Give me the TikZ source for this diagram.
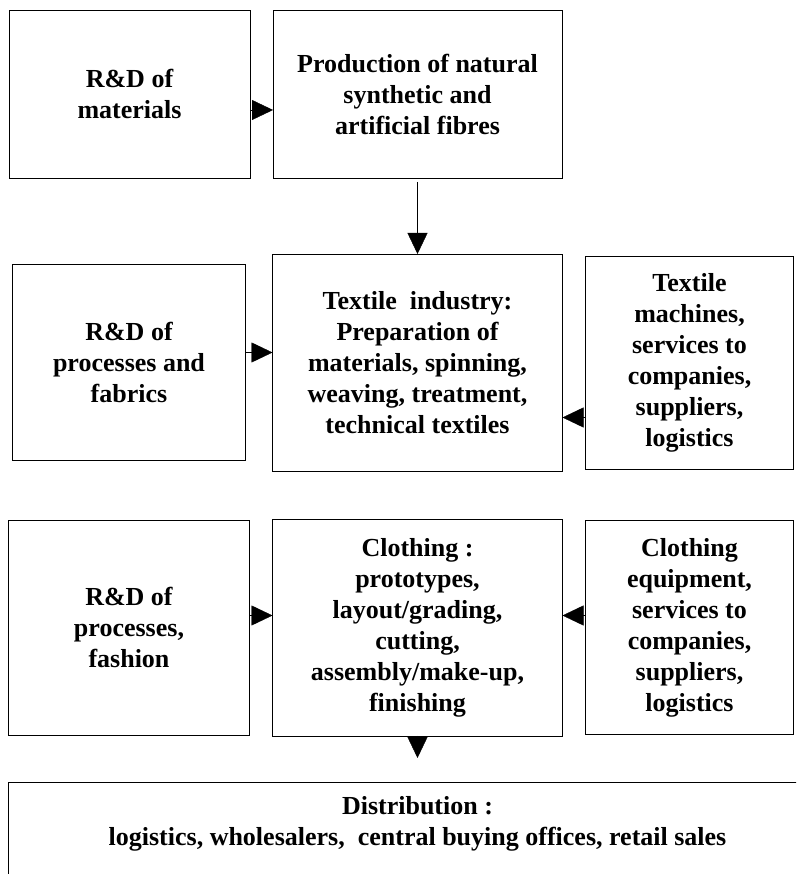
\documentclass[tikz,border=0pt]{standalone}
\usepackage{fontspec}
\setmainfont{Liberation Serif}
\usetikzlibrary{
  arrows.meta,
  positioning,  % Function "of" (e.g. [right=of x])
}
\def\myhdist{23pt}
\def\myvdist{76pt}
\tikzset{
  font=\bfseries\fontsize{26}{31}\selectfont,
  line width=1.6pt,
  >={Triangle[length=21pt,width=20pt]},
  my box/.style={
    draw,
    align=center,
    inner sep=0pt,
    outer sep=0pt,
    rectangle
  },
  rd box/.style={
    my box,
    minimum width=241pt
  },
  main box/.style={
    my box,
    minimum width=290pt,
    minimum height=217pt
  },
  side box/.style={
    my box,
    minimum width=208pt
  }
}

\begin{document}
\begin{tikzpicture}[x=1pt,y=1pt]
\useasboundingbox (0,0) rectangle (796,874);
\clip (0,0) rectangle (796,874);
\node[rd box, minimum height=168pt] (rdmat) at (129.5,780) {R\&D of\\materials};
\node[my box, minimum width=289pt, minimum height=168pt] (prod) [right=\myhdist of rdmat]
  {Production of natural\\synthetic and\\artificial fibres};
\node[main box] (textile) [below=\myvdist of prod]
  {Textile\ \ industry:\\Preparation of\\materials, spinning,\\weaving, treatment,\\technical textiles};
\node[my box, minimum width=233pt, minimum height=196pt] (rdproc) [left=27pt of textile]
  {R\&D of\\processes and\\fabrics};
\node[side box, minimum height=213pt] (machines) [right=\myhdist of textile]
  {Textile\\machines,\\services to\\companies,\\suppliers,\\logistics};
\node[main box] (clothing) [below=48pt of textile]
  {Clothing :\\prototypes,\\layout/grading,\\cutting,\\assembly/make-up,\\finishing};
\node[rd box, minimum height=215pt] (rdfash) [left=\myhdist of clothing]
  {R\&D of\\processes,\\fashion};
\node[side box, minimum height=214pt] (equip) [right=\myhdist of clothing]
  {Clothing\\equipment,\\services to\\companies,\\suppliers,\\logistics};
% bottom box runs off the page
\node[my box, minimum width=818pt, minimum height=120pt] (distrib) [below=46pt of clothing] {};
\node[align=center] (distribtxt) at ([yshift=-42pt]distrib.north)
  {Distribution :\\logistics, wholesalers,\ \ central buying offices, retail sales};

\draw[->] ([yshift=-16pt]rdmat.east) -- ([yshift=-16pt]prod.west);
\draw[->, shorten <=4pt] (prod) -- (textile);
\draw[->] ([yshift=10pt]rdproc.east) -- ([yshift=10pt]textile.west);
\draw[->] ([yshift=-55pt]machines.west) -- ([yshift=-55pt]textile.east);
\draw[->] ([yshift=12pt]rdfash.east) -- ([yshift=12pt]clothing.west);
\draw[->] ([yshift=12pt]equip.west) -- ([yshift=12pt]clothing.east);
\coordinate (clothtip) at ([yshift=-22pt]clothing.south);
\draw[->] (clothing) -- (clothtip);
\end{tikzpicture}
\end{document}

## [Exercise prompt]
Reproduce every line exactly and omit all pictures.

## [Problem solution]
Give me the TikZ source for this diagram.
\documentclass[tikz,border=0pt]{standalone}
\usepackage{fontspec}
\setmainfont{Liberation Serif}
\usetikzlibrary{
  arrows.meta,
  positioning,  % Function "of" (e.g. [right=of x])
}
\def\myhdist{23pt}
\def\myvdist{76pt}
\tikzset{
  font=\bfseries\fontsize{26}{31}\selectfont,
  line width=1.6pt,
  >={Triangle[length=21pt,width=20pt]},
  my box/.style={
    draw,
    align=center,
    inner sep=0pt,
    outer sep=0pt,
    rectangle
  },
  rd box/.style={
    my box,
    minimum width=241pt
  },
  main box/.style={
    my box,
    minimum width=290pt,
    minimum height=217pt
  },
  side box/.style={
    my box,
    minimum width=208pt
  }
}

\begin{document}
\begin{tikzpicture}[x=1pt,y=1pt]
\useasboundingbox (0,0) rectangle (796,874);
\clip (0,0) rectangle (796,874);
\node[rd box, minimum height=168pt] (rdmat) at (129.5,780) {R\&D of\\materials};
\node[my box, minimum width=289pt, minimum height=168pt] (prod) [right=\myhdist of rdmat]
  {Production of natural\\synthetic and\\artificial fibres};
\node[main box] (textile) [below=\myvdist of prod]
  {Textile\ \ industry:\\Preparation of\\materials, spinning,\\weaving, treatment,\\technical textiles};
\node[my box, minimum width=233pt, minimum height=196pt] (rdproc) [left=27pt of textile]
  {R\&D of\\processes and\\fabrics};
\node[side box, minimum height=213pt] (machines) [right=\myhdist of textile]
  {Textile\\machines,\\services to\\companies,\\suppliers,\\logistics};
\node[main box] (clothing) [below=48pt of textile]
  {Clothing :\\prototypes,\\layout/grading,\\cutting,\\assembly/make-up,\\finishing};
\node[rd box, minimum height=215pt] (rdfash) [left=\myhdist of clothing]
  {R\&D of\\processes,\\fashion};
\node[side box, minimum height=214pt] (equip) [right=\myhdist of clothing]
  {Clothing\\equipment,\\services to\\companies,\\suppliers,\\logistics};
% bottom box runs off the page
\node[my box, minimum width=818pt, minimum height=120pt] (distrib) [below=46pt of clothing] {};
\node[align=center] (distribtxt) at ([yshift=-42pt]distrib.north)
  {Distribution :\\logistics, wholesalers,\ \ central buying offices, retail sales};

\draw[->] ([yshift=-16pt]rdmat.east) -- ([yshift=-16pt]prod.west);
\draw[->, shorten <=4pt] (prod) -- (textile);
\draw[->] ([yshift=10pt]rdproc.east) -- ([yshift=10pt]textile.west);
\draw[->] ([yshift=-55pt]machines.west) -- ([yshift=-55pt]textile.east);
\draw[->] ([yshift=12pt]rdfash.east) -- ([yshift=12pt]clothing.west);
\draw[->] ([yshift=12pt]equip.west) -- ([yshift=12pt]clothing.east);
\coordinate (clothtip) at ([yshift=-22pt]clothing.south);
\draw[->] (clothing) -- (clothtip);
\end{tikzpicture}
\end{document}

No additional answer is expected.